I feel like I’m holding a wet bar of soap that is sliding, sliding, and any second it will squirt out of my hands.

He is a kite that I carefully lifted into the air until the wind started to take hold. I’ve let it rise higher and higher, laughing as it dipped and soared, letting out more and more string.

But the string is almost at its end. And soon he will fly away and out of my grasp. Soon I will be without the reassuring tug of the line against my hand.

We rounded the corner, peed in the empty lot, and then reached the car. As I opened the door, I looked up; we hadn’t seen it in the rain when we had parked. But now the entire length of the George Washington Bridge was spread out right before us, shining in the glossy night.

5 thoughts on “Vengeance and Loss in New York City

  1. Love this, Mike. As the mother of a graduating senior and baseball lover, I all-out love this.

  2. My husband and two sons have bonded over baseball, hockey, football… all as diehard Philly fans. We took them out of school in 2008. We held a party at our house the year the Eagles won. I dare not comment much more or you’ll think I’m a stalker after the note I left for you and Shani after your previous post. My youngest graduates from Fordham next weekend. It’s Villanova in the Bronx. You’ll know you’ve done a good job if you’ve given your kids wings and they leave you, almost without looking back, but knowing that you’ll always be their home.
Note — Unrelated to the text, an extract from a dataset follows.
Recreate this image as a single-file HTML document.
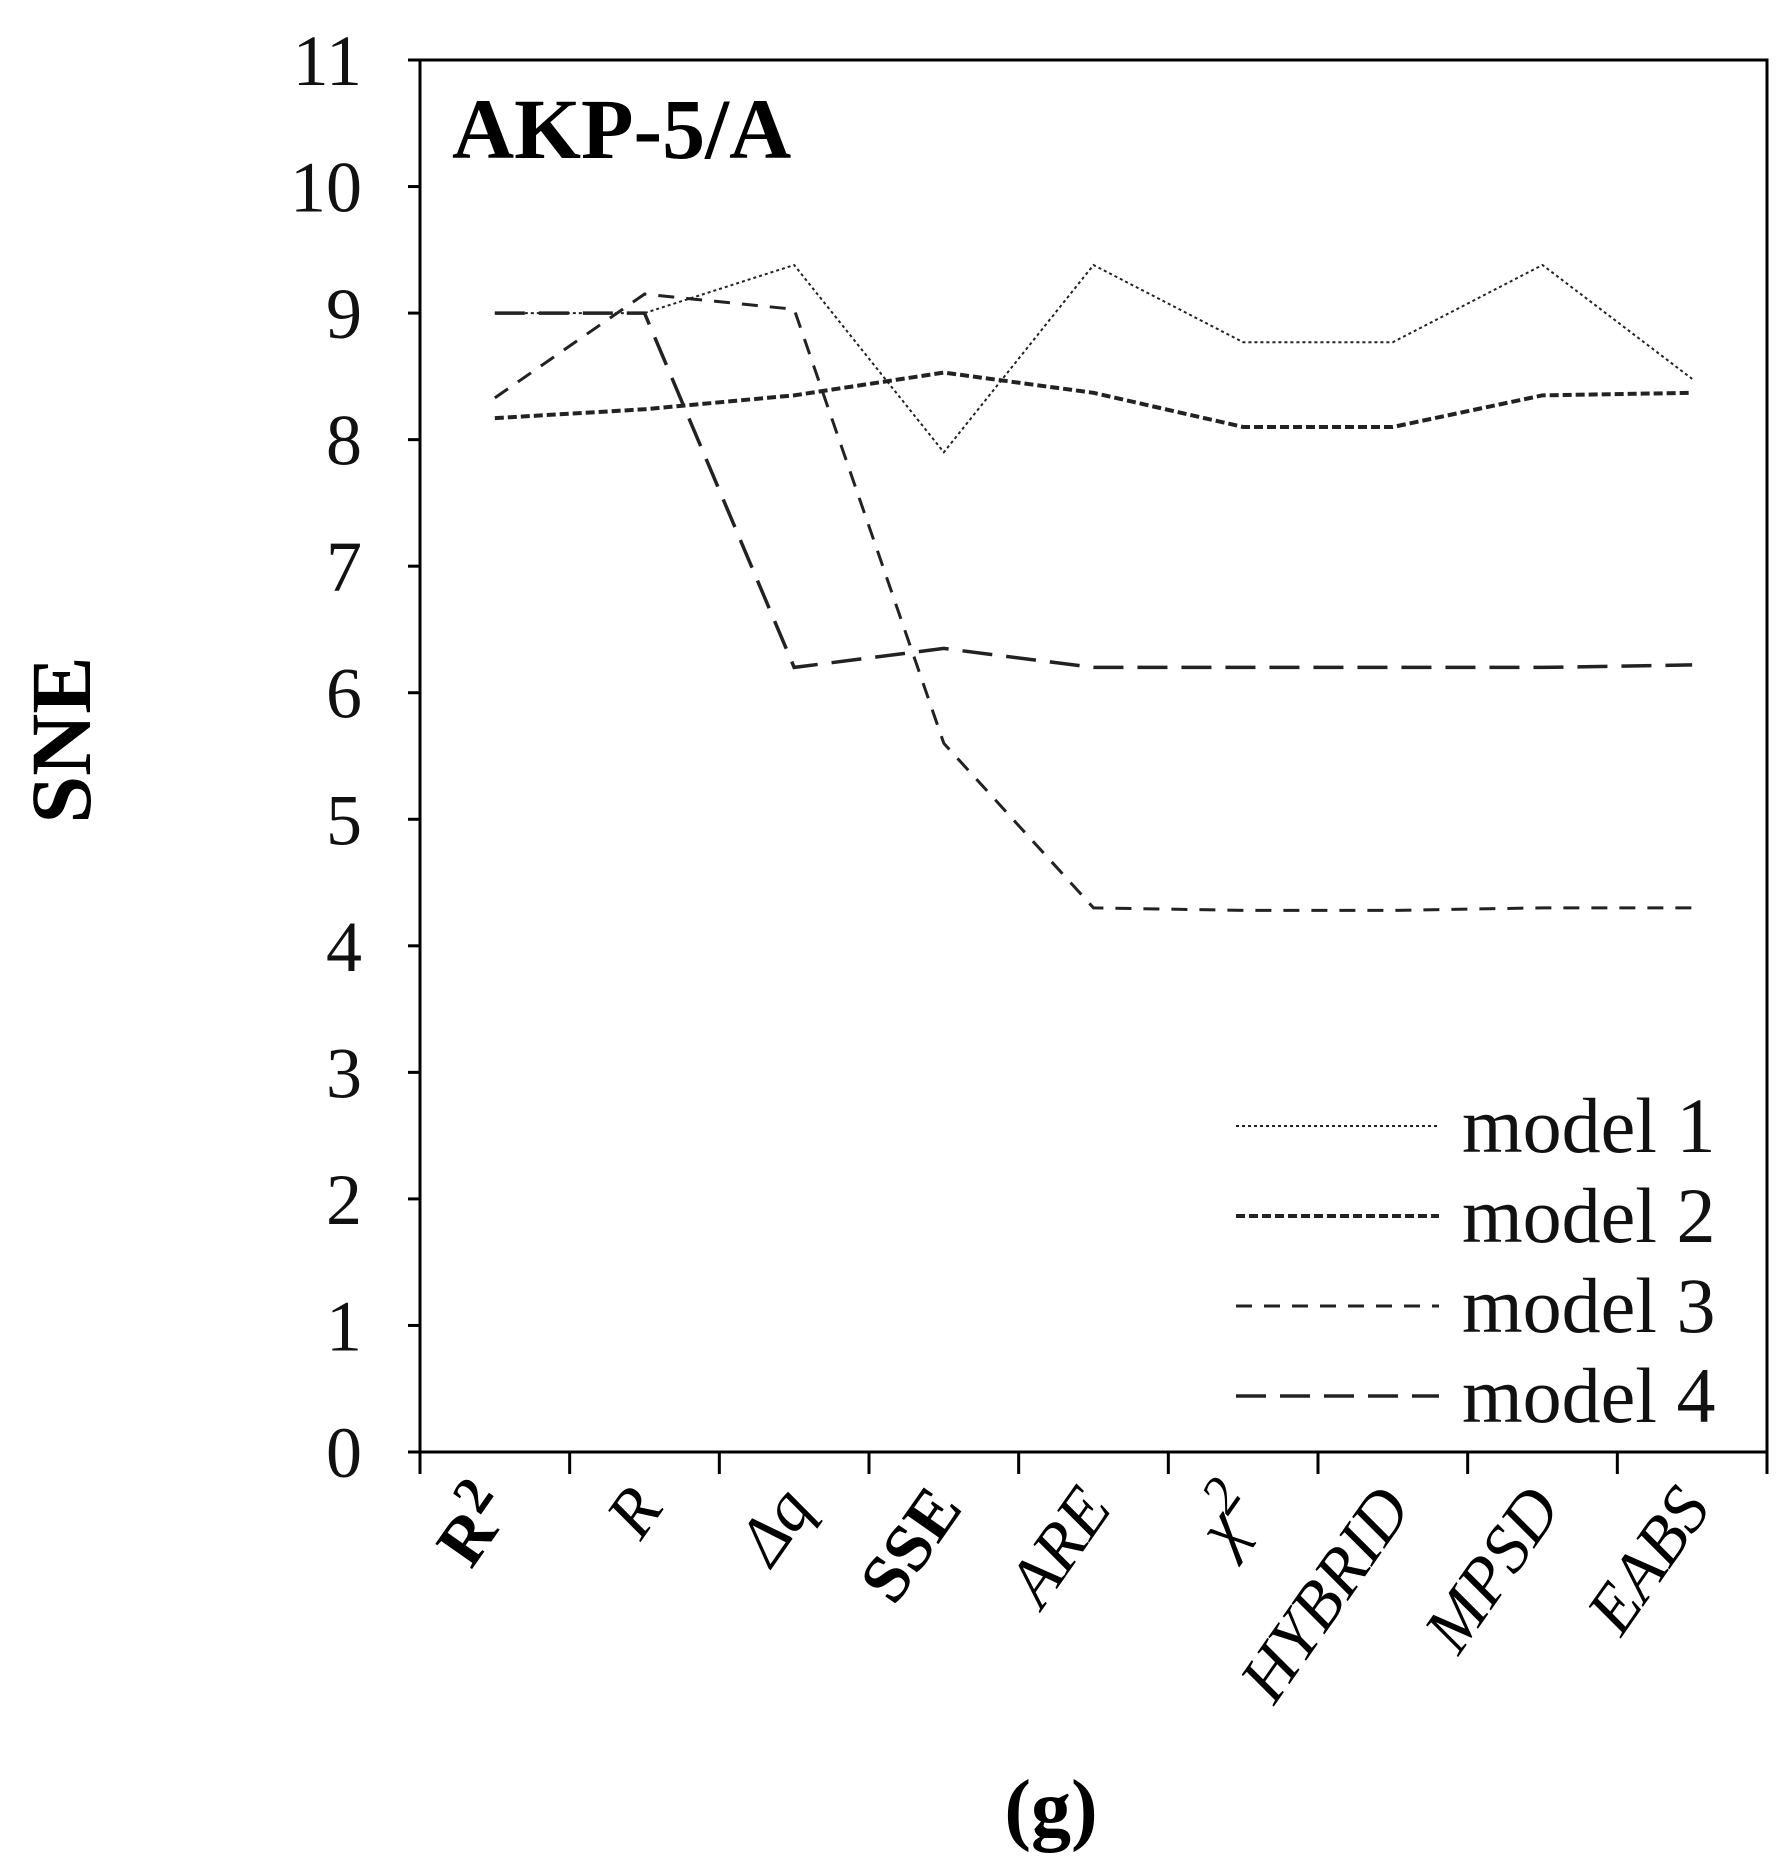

  3. Love this, although truth be told I skimmed the baseball stuff bc it’s not my thing, but loved all the NYC stuff and especially the part about Jack leaving, I still have a year and I feel like it’s not enough, that my heart will break in 1000 pieces, even though I know it’s what’s supposed to happen. Thanks for, as always, putting it into more poetic words for me. So glad that Jack is getting to live where he’s always wanted to go and that you’re his dad.